Bezpośrednio za lawetą z trumną szło dziesięcioro członków rodziny królewskiej, w takiej samej kolejności jak do Opactwa Westminsterskiego: czworo dzieci Elżbiety II – król Karol III, księżniczka Anna, książę Andrzej i książę Edward, następnie dwaj synowie Karola III – książę William i książę Harry, syn księżniczki Anny Peter Phillips, jej mąż wiceadmirał Timothy Laurence, książę Gloucesteru Ryszard i syn młodszej siostry Elżbiety II, nieżyjącej już księżniczki Małgorzaty – David Armstrong-Jones.

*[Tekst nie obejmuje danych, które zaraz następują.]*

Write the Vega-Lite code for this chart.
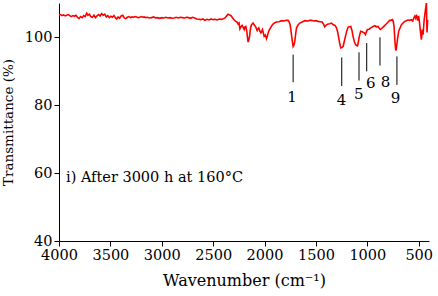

Tuż za nimi trzema samochodami jechali: królowa-małżonka Camilla i żona księcia Williama Kate; żona księcia Harry'ego Meghan i żona księcia Edwarda Zofia oraz córki księcia Andrzeja, Beatrycze i Eugenia z mężami. Kondukt zamykali przedstawiciele różnych służb: straży pożarnej, pogotowia ratunkowego, straży przybrzeżnej czy więziennictwa.

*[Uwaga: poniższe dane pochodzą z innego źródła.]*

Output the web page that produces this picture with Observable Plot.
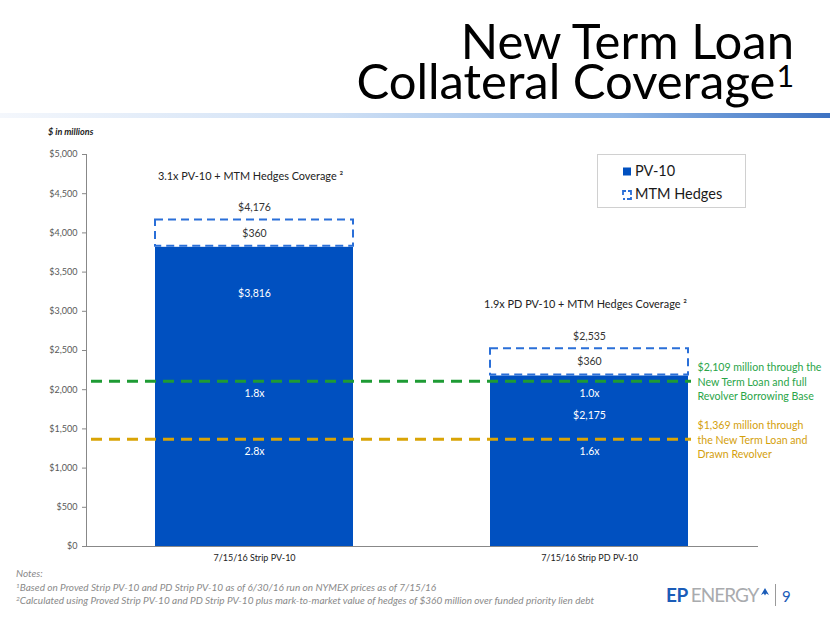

Następnie trumna dotarła do Wellington Arch w Londynie, gdzie została załadowana do karawanu. Stąd rodzina królewska wyruszyła do zamku Windsor, który znajduje się ok. 35 km na zachód od pałacu Buckingham. Dwie godziny później karawan dotarł do Windsoru, gdzie dołączył do procesji zmierzającej w górę Albert Road.
O godz. 17 w kaplicy św. Jerzego rozpoczęło się nabożeństwo żałobne, prowadzone przez dziekana Windsoru i zakończone błogosławieństwem arcybiskupa Canterbury.
Tuz przed 21 ciało królowej Elżbiety II zostało złożone na spoczynek podczas prywatnej ceremonii w King George VI Memorial Chapel na zamku Windsor. Królowa została pochowana razem ze swoim zmarłym mężem, księciem Filipem.
Królowa Elżbieta II zmarła 8 września w wieku 96 lat, trzy miesiące po obchodach Platynowego Jubileuszu, czyli 70. rocznicy panowania. Była najdłużej panującym brytyjskim monarchą w historii.